▸ **Requirement**
Output every line exactly as written. Leave out pictures.

▸ **Source excerpt**
============================================================
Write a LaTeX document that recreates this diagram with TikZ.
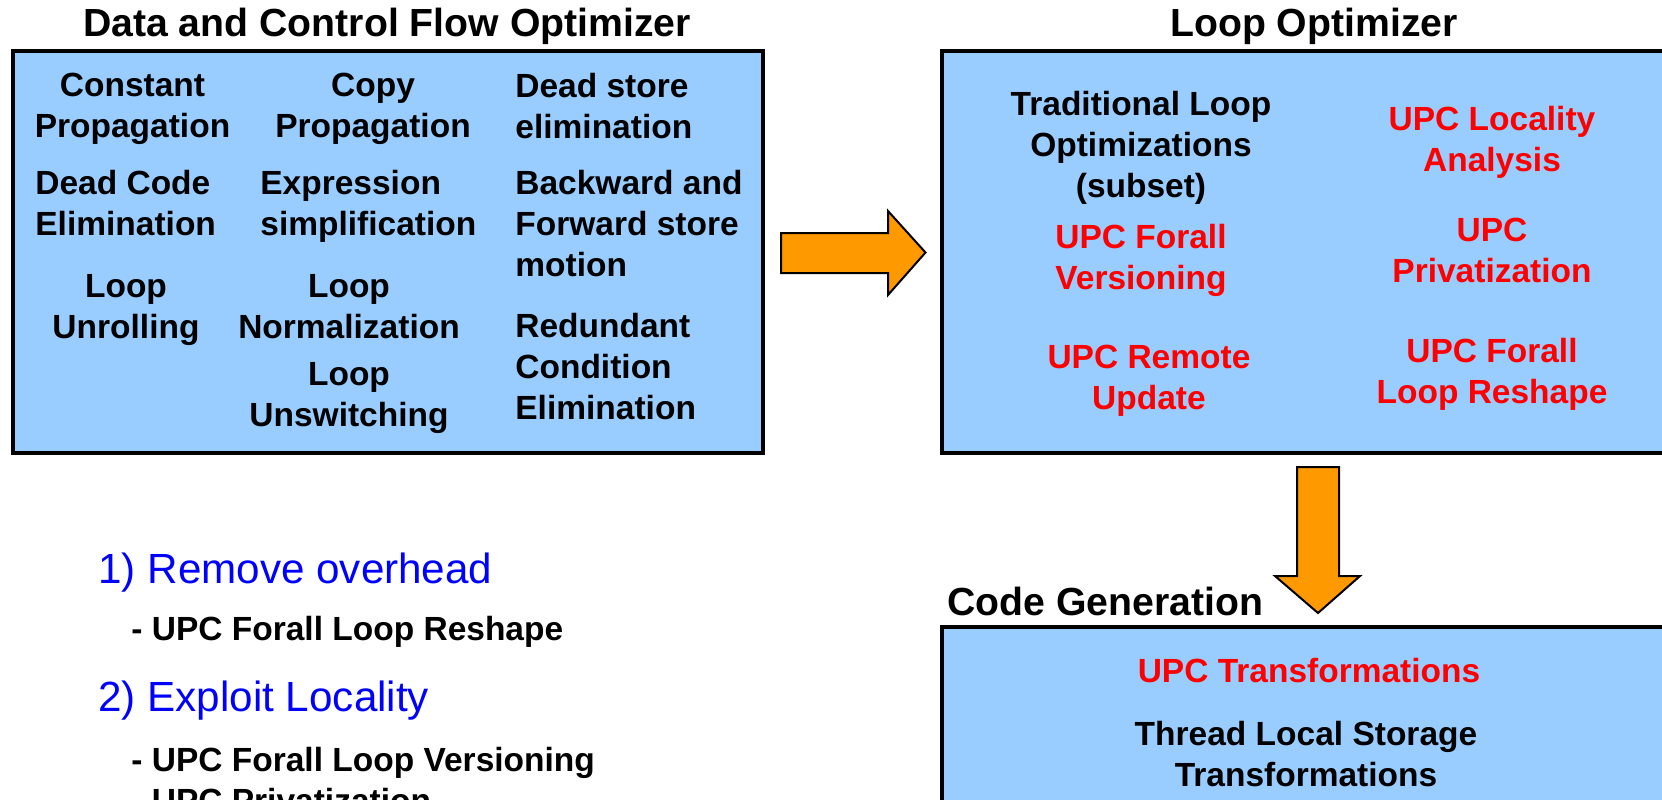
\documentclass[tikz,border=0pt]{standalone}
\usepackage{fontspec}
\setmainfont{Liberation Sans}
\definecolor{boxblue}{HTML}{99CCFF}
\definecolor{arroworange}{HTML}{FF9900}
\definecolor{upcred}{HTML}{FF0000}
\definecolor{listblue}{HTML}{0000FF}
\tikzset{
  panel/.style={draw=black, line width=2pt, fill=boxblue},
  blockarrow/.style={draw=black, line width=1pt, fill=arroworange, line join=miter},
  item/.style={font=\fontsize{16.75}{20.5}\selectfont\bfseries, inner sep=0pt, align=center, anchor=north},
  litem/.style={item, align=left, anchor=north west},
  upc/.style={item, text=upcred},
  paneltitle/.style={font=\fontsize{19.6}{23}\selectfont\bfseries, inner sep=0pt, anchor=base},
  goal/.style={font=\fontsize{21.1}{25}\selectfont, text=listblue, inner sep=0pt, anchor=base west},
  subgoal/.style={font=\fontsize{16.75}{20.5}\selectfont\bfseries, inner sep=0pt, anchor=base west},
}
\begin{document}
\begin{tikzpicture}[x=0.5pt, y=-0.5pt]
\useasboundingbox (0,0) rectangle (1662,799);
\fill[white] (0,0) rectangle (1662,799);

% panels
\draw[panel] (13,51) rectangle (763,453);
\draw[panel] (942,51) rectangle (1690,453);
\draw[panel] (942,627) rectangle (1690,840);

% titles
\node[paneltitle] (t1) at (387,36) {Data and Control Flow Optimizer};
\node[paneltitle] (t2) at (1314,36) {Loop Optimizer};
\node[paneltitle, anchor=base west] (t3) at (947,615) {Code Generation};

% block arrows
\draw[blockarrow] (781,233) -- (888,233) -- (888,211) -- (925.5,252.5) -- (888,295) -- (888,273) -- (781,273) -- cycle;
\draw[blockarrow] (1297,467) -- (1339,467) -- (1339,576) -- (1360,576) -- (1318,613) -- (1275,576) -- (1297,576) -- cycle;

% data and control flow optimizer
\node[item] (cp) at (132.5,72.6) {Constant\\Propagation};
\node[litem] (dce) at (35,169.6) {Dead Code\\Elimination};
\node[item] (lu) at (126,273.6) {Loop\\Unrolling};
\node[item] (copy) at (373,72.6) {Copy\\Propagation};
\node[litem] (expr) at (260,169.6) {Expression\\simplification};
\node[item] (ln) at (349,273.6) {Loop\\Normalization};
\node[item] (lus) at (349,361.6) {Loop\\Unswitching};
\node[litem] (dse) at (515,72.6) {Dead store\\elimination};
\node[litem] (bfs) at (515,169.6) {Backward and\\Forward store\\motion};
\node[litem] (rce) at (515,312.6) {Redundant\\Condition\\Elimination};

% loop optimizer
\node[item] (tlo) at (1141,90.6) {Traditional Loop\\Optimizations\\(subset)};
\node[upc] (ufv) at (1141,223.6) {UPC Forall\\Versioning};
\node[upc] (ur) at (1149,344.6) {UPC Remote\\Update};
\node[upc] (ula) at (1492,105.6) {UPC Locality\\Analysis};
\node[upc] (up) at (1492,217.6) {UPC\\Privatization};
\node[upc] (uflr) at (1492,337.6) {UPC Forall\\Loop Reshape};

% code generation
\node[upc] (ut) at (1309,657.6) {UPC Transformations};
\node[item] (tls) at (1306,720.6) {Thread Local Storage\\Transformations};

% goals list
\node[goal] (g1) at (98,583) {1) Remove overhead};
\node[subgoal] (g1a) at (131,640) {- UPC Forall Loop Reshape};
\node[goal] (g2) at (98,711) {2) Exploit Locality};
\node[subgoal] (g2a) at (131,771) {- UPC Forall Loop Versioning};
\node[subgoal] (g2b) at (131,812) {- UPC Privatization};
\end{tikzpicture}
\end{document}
============================================================
▸ **The completed task**
Write a LaTeX document that recreates this diagram with TikZ.
\documentclass[tikz,border=0pt]{standalone}
\usepackage{fontspec}
\setmainfont{Liberation Sans}
\definecolor{boxblue}{HTML}{99CCFF}
\definecolor{arroworange}{HTML}{FF9900}
\definecolor{upcred}{HTML}{FF0000}
\definecolor{listblue}{HTML}{0000FF}
\tikzset{
  panel/.style={draw=black, line width=2pt, fill=boxblue},
  blockarrow/.style={draw=black, line width=1pt, fill=arroworange, line join=miter},
  item/.style={font=\fontsize{16.75}{20.5}\selectfont\bfseries, inner sep=0pt, align=center, anchor=north},
  litem/.style={item, align=left, anchor=north west},
  upc/.style={item, text=upcred},
  paneltitle/.style={font=\fontsize{19.6}{23}\selectfont\bfseries, inner sep=0pt, anchor=base},
  goal/.style={font=\fontsize{21.1}{25}\selectfont, text=listblue, inner sep=0pt, anchor=base west},
  subgoal/.style={font=\fontsize{16.75}{20.5}\selectfont\bfseries, inner sep=0pt, anchor=base west},
}
\begin{document}
\begin{tikzpicture}[x=0.5pt, y=-0.5pt]
\useasboundingbox (0,0) rectangle (1662,799);
\fill[white] (0,0) rectangle (1662,799);

% panels
\draw[panel] (13,51) rectangle (763,453);
\draw[panel] (942,51) rectangle (1690,453);
\draw[panel] (942,627) rectangle (1690,840);

% titles
\node[paneltitle] (t1) at (387,36) {Data and Control Flow Optimizer};
\node[paneltitle] (t2) at (1314,36) {Loop Optimizer};
\node[paneltitle, anchor=base west] (t3) at (947,615) {Code Generation};

% block arrows
\draw[blockarrow] (781,233) -- (888,233) -- (888,211) -- (925.5,252.5) -- (888,295) -- (888,273) -- (781,273) -- cycle;
\draw[blockarrow] (1297,467) -- (1339,467) -- (1339,576) -- (1360,576) -- (1318,613) -- (1275,576) -- (1297,576) -- cycle;

% data and control flow optimizer
\node[item] (cp) at (132.5,72.6) {Constant\\Propagation};
\node[litem] (dce) at (35,169.6) {Dead Code\\Elimination};
\node[item] (lu) at (126,273.6) {Loop\\Unrolling};
\node[item] (copy) at (373,72.6) {Copy\\Propagation};
\node[litem] (expr) at (260,169.6) {Expression\\simplification};
\node[item] (ln) at (349,273.6) {Loop\\Normalization};
\node[item] (lus) at (349,361.6) {Loop\\Unswitching};
\node[litem] (dse) at (515,72.6) {Dead store\\elimination};
\node[litem] (bfs) at (515,169.6) {Backward and\\Forward store\\motion};
\node[litem] (rce) at (515,312.6) {Redundant\\Condition\\Elimination};

% loop optimizer
\node[item] (tlo) at (1141,90.6) {Traditional Loop\\Optimizations\\(subset)};
\node[upc] (ufv) at (1141,223.6) {UPC Forall\\Versioning};
\node[upc] (ur) at (1149,344.6) {UPC Remote\\Update};
\node[upc] (ula) at (1492,105.6) {UPC Locality\\Analysis};
\node[upc] (up) at (1492,217.6) {UPC\\Privatization};
\node[upc] (uflr) at (1492,337.6) {UPC Forall\\Loop Reshape};

% code generation
\node[upc] (ut) at (1309,657.6) {UPC Transformations};
\node[item] (tls) at (1306,720.6) {Thread Local Storage\\Transformations};

% goals list
\node[goal] (g1) at (98,583) {1) Remove overhead};
\node[subgoal] (g1a) at (131,640) {- UPC Forall Loop Reshape};
\node[goal] (g2) at (98,711) {2) Exploit Locality};
\node[subgoal] (g2a) at (131,771) {- UPC Forall Loop Versioning};
\node[subgoal] (g2b) at (131,812) {- UPC Privatization};
\end{tikzpicture}
\end{document}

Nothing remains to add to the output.